What is Unity catalog?

* Centralized governance solution across all your workspaces on any cloud.

* Unify governance for all data and AI assets
  * files, talbes, ML models and dashboards
  * based on SQL

### Architecture

Before unity catalog:

* Workspace 1
  * user/group management
  * Hive Metastore
  * Access controls
  * Compute resources

* Workspace 2
  * user/group management
  * Hive Metastore
  * Access controls
  * Compute resources

After unity catalog:

* Unity Catalog
  * User/group management
  * UC metastores
  * Access controls

* Workspace 1
  * Compute resources

* Workspace 2
  * Compute resources

Workspaces are connected to the unity catalog.

### 3 level name space

`SELECT * FROM schema.table` ==> `SELECT * FROM catalog.schema.table`

Unity catalog hierarchy:

* UC metastore
  * Storage credentials
  * External locations
  * Share
  * Recipient
  * Catalog
    * Schema (database)
      * Table
      * View
      * Function

Unity catalog metastore !=  Hive metastore

* The hive metastore is the default metastore linked to each databricks workspace.
* UC metastore offers improved security and advanced features.
* UC metastore can have as many catalogs as desired.
* UC supports authn to the underlying storage directories through storage credentials.

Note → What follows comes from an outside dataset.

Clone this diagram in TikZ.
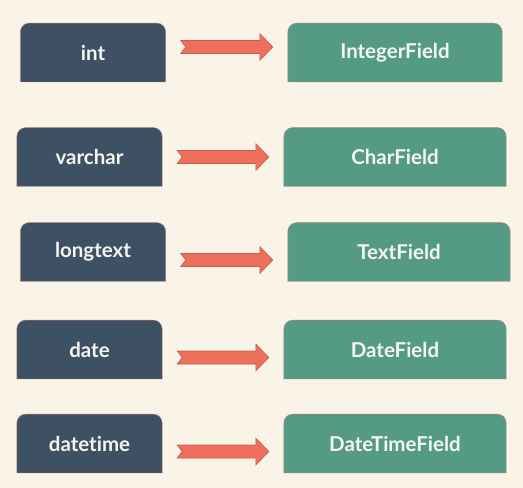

Three types of identities/principles:

* Users: identified by e-mail addresses. Ex. account administrator
* Groups: grouping of users and service principles. Ex. data engineers, data scientists, data analysts
  * Nested groups is possible
* Service principals
  * Service principals are used to authenticate applications and services to access data in UC.
  * It is identified by Application id
  * It is recommended to use service principals instead of users for applications and services.

Identity Federation:

* Identities are created at Account console level. Then identities can be assigned to different workspaces.

Privileges:

* Privileges are assigned to users/groups/service principals at the catalog/schema/table level.
* Create - Create a new object
* Usage - Read the object
* Select - Read the data in the object
* Modify - Update the object
* Read Files
* Write Files
* Execute

### Security model (Unity catalog)

`GRANT <Privilege> ON <Securable object> TO <Principle>`

1. Privileges
2. Securable objects
3. Principles

Unity catalog uses different security mode than hive metastore for granting the Privileges.

* Once UC is enabled, the hive metastore is still accessible.
* UC is not a replacement for the hive metastore. It is an additional layer of security and governance on top of the hive metastore.
* Regardless of the UC metastore assigned to the workspace, the catalog named hive\_metastore provides access to the hive metastore local to that workspace.

UC features:

* Centralized governance
* Automated lineage
* Built-in data search and discovery
* No hard migration required

Account console: [https://accounts.cloud.databricks.com](https://accounts.cloud.databricks.com)

* Account admin can create UC metastores and assign them to workspaces.
* Account admin can create catalogs and assign them to UC metastores.
* Account admin can create external locations and assign them to UC metastores.
* Account admin can create storage credentials and assign them to UC metastores.
* Account admin can create shares and assign them to UC metastores.
* Account admin can create recipients and assign them to UC metastores.